**Exercise details**. Print the lines of the listing below verbatim from its first line through the line bearing "quarters = [2012.25". Any pictures are to be omitted.
## start
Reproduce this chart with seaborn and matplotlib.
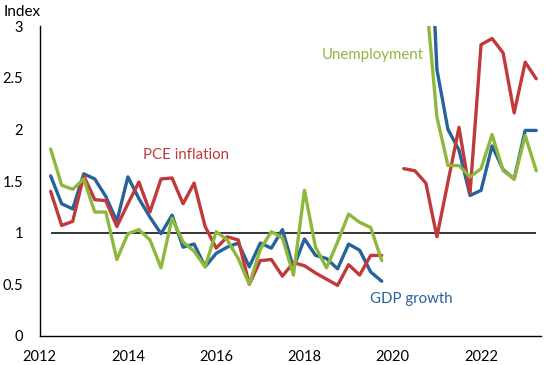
import numpy as np
import pandas as pd
import matplotlib
matplotlib.use("Agg")
import matplotlib.pyplot as plt
import seaborn as sns

# quarterly dates, 2012Q2 .. 2023Q2
quarters = [2012.25 + 0.25 * i for i in range(45)]

gdp = [1.55, 1.28, 1.23, 1.57, 1.52, 1.35, 1.11, 1.54, 1.33, 1.15,
       0.99, 1.17, 0.86, 0.89, 0.67, 0.80, 0.86, 0.90, 0.67, 0.90,
       0.85, 1.03, 0.66, 0.94, 0.78, 0.75, 0.65, 0.89, 0.83, 0.62,
       0.53, np.nan, np.nan, np.nan, 4.9, 2.58, 2.00, 1.80, 1.36, 1.41,
       1.84, 1.61, 1.52, 1.99, 1.99]
pce = [1.40, 1.07, 1.11, 1.55, 1.32, 1.31, 1.06, 1.28, 1.49, 1.20,
       1.52, 1.53, 1.28, 1.48, 1.06, 0.85, 0.96, 0.93, 0.50, 0.73,
       0.74, 0.58, 0.71, 0.68, 0.61, 0.55, 0.49, 0.69, 0.59, 0.78,
       0.78, np.nan, 1.62, 1.60, 1.48, 0.96, 1.49, 2.02, 1.38, 2.82,
       2.88, 2.74, 2.16, 2.65, 2.49]
unemp = [1.81, 1.46, 1.42, 1.52, 1.20, 1.20, 0.74, 0.99, 1.03, 0.93,
         0.66, 1.14, 0.91, 0.82, 0.67, 1.01, 0.93, 0.75, 0.50, 0.84,
         1.01, 0.95, 0.59, 1.41, 0.86, 0.66, 0.91, 1.18, 1.10, 1.05,
         0.73, np.nan, np.nan, np.nan, 3.3, 2.12, 1.65, 1.65, 1.54, 1.62,
         1.95, 1.60, 1.52, 1.94, 1.60]

blue = "#27629a"
red = "#c1393b"
green = "#8db83c"


def segments(name, values):
    # split a series at missing values so the line breaks there
    rows = []
    seg = 0
    for t, v in zip(quarters, values):
        if np.isnan(v):
            seg += 1
            continue
        rows.append({"t": t, "v": v, "series": name, "seg": seg})
    return pd.DataFrame(rows)


sns.set_style("white")
plt.rcParams["font.family"] = ["Lato", "DejaVu Sans"]

fig = plt.figure(figsize=(5.5, 3.65), dpi=100)
ax = fig.add_axes([0.072, 0.0795, 0.911, 0.849])

ax.hlines(1, quarters[0], quarters[-1], color="black", lw=1.1, zorder=1)

for name, vals, col in [("GDP growth", gdp, blue),
                        ("PCE inflation", pce, red),
                        ("Unemployment", unemp, green)]:
    df = segments(name, vals)
    sns.lineplot(data=df, x="t", y="v", units="seg", estimator=None,
                 color=col, lw=2.4, ax=ax, zorder=3)

ax.set_xlim(2012, 2023.35)
ax.set_ylim(0, 3)
ax.set_xlabel("")
ax.set_ylabel("")

ax.set_xticks([2012, 2014, 2016, 2018, 2020, 2022])
ax.set_xticklabels(["2012", "2014", "2016", "2018", "2020", "2022"])
ax.set_xticks([2013, 2015, 2017, 2019, 2021, 2023], minor=True)
ax.set_yticks([0, 0.5, 1, 1.5, 2, 2.5, 3])
ax.set_yticklabels(["0", "0.5", "1", "1.5", "2", "2.5", "3"])
ax.tick_params(axis="both", which="both", direction="out", length=4.3,
               width=1, color="black", labelsize=10.5, labelcolor="black")
ax.tick_params(axis="y", pad=7.5)
ax.tick_params(axis="x", pad=6)

for s in ["top", "right"]:
    ax.spines[s].set_visible(False)
for s in ["left", "bottom"]:
    ax.spines[s].set_color("black")
    ax.spines[s].set_linewidth(1)

ax.text(2014.35, 1.713, "PCE inflation", color=red, fontsize=10.8, va="baseline")
ax.text(2018.39, 2.68, "Unemployment", color=green, fontsize=10.8, va="baseline")
ax.text(2019.49, 0.322, "GDP growth", color=blue, fontsize=10.8, va="baseline")
fig.text(0.006, 0.956, "Index", fontsize=11, color="black", va="baseline")

fig.savefig("out.png", dpi=100)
## end
**Task result**.
Reproduce this chart with seaborn and matplotlib.
import numpy as np
import pandas as pd
import matplotlib
matplotlib.use("Agg")
import matplotlib.pyplot as plt
import seaborn as sns

# quarterly dates, 2012Q2 .. 2023Q2
quarters = [2012.25 + 0.25 * i for i in range(45)]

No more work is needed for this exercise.